Copy every line with the string "chart" in it.

───── GIVEN MATERIAL

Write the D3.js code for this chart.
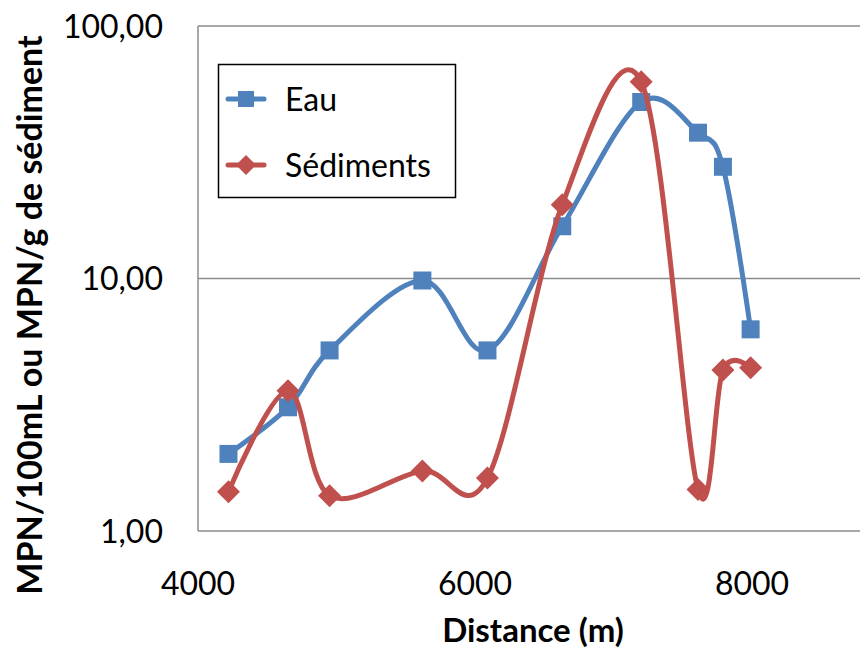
<!DOCTYPE html>
<html lang="fr">
<head>
<meta charset="UTF-8">
<title>MPN vs distance</title>
<script src="https://d3js.org/d3.v7.min.js"></script>
<style>
  body { margin: 0; background: #fff; }
  text { font-family: Lato, "Open Sans", sans-serif; fill: #000; }
</style>
</head>
<body>
<div id="chart"></div>
<script>
// data
var distances = [4220, 4650, 4950, 5620, 6090, 6630, 7200, 7610, 7790, 7990];
var eau       = [2.02, 3.09, 5.19, 9.82, 5.19, 16.1, 50.0, 37.8, 27.7, 6.29];
var sediments = [1.43, 3.59, 1.38, 1.73, 1.62, 19.6, 60.2, 1.46, 4.34, 4.43];
var seriesNames = ["Eau", "Sédiments"];
var xTicks = [4000, 6000, 8000];
var yTicks = [1, 10, 100];

var W = 860, H = 649;
var plotLeft = 198, plotTop = 26, plotBottom = 531;

var svg = d3.select("#chart").append("svg")
    .attr("width", W)
    .attr("height", H);

// x axis runs past the right edge of the picture (to 10000)
var x = d3.scaleLinear().domain([4000, 10000]).range([plotLeft, 1029]);
var y = d3.scaleLog().domain([1, 100]).range([plotBottom, plotTop]);

var grey = "#8c8c8c";

// gridlines
svg.selectAll(".grid")
  .data(yTicks.slice(1))
  .enter().append("line")
    .attr("x1", plotLeft).attr("x2", W)
    .attr("y1", function(d) { return y(d); })
    .attr("y2", function(d) { return y(d); })
    .attr("stroke", grey).attr("stroke-width", 1.5);

// axis lines
svg.append("line")
  .attr("x1", plotLeft).attr("x2", plotLeft).attr("y1", plotTop).attr("y2", plotBottom)
  .attr("stroke", grey).attr("stroke-width", 1.5);
svg.append("line")
  .attr("x1", plotLeft).attr("x2", W).attr("y1", plotBottom).attr("y2", plotBottom)
  .attr("stroke", grey).attr("stroke-width", 1.5);

// y tick labels
var fmt = function(d) { return d.toFixed(2).replace(".", ","); };
svg.selectAll(".ylab")
  .data(yTicks)
  .enter().append("text")
    .attr("x", 163)
    .attr("y", function(d) { return y(d); })
    .attr("dy", "0.36em")
    .attr("text-anchor", "end")
    .style("font-size", "32px")
    .text(fmt);

// x tick labels
svg.selectAll(".xlab")
  .data(xTicks)
  .enter().append("text")
    .attr("x", function(d) { return x(d); })
    .attr("y", 583)
    .attr("dy", "0.36em")
    .attr("text-anchor", "middle")
    .style("font-size", "32px")
    .text(function(d) { return d; });

// axis titles
svg.append("text")
  .attr("transform", "translate(30,315) rotate(-90)")
  .attr("dy", "0.36em")
  .attr("text-anchor", "middle")
  .style("font-size", "34px")
  .style("font-weight", "bold")
  .text("MPN/100mL ou MPN/g de sédiment");

svg.append("text")
  .attr("x", 533).attr("y", 630)
  .attr("dy", "0.36em")
  .attr("text-anchor", "middle")
  .style("font-size", "33px")
  .style("font-weight", "bold")
  .text("Distance (m)");

var colors = ["#4f81bd", "#c0504d"];
var allSeries = [eau, sediments];

var line = d3.line()
  .x(function(d) { return x(d[0]); })
  .y(function(d) { return y(d[1]); })
  .curve(d3.curveCardinal.tension(0));

var square = d3.symbol().type(d3.symbolSquare).size(18 * 18);
var diamond = "M0,-11.5L11.5,0L0,11.5L-11.5,0Z";

allSeries.forEach(function(vals, i) {
  var pts = distances.map(function(d, j) { return [d, vals[j]]; });
  svg.append("path")
    .datum(pts)
    .attr("d", line)
    .attr("fill", "none")
    .attr("stroke", colors[i])
    .attr("stroke-width", 5)
    .attr("stroke-linejoin", "round")
    .attr("stroke-linecap", "round");
  svg.selectAll(".m" + i)
    .data(pts)
    .enter().append("path")
      .attr("transform", function(d) { return "translate(" + x(d[0]) + "," + y(d[1]) + ")"; })
      .attr("d", i === 0 ? square() : diamond)
      .attr("fill", colors[i]);
});

// legend
var lg = svg.append("g");
lg.append("rect")
  .attr("x", 218.5).attr("y", 64.5)
  .attr("width", 237).attr("height", 133)
  .attr("fill", "#fff").attr("stroke", "#000").attr("stroke-width", 1.5);

seriesNames.forEach(function(name, i) {
  var cy = 99 + i * 66;
  lg.append("line")
    .attr("x1", 228).attr("x2", 264).attr("y1", cy).attr("y2", cy)
    .attr("stroke", colors[i]).attr("stroke-width", 5)
    .attr("stroke-linecap", "round");
  lg.append("path")
    .attr("transform", "translate(246," + cy + ")")
    .attr("d", i === 0 ? d3.symbol().type(d3.symbolSquare).size(16 * 16)() : "M0,-10L10,0L0,10L-10,0Z")
    .attr("fill", colors[i]);
  lg.append("text")
    .attr("x", 285).attr("y", cy)
    .attr("dy", "0.36em")
    .style("font-size", "32px")
    .text(name);
});
</script>
</body>
</html>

──────────

_FULL RESPONSE_
Write the D3.js code for this chart.
<div id="chart"></div>
var svg = d3.select("#chart").append("svg")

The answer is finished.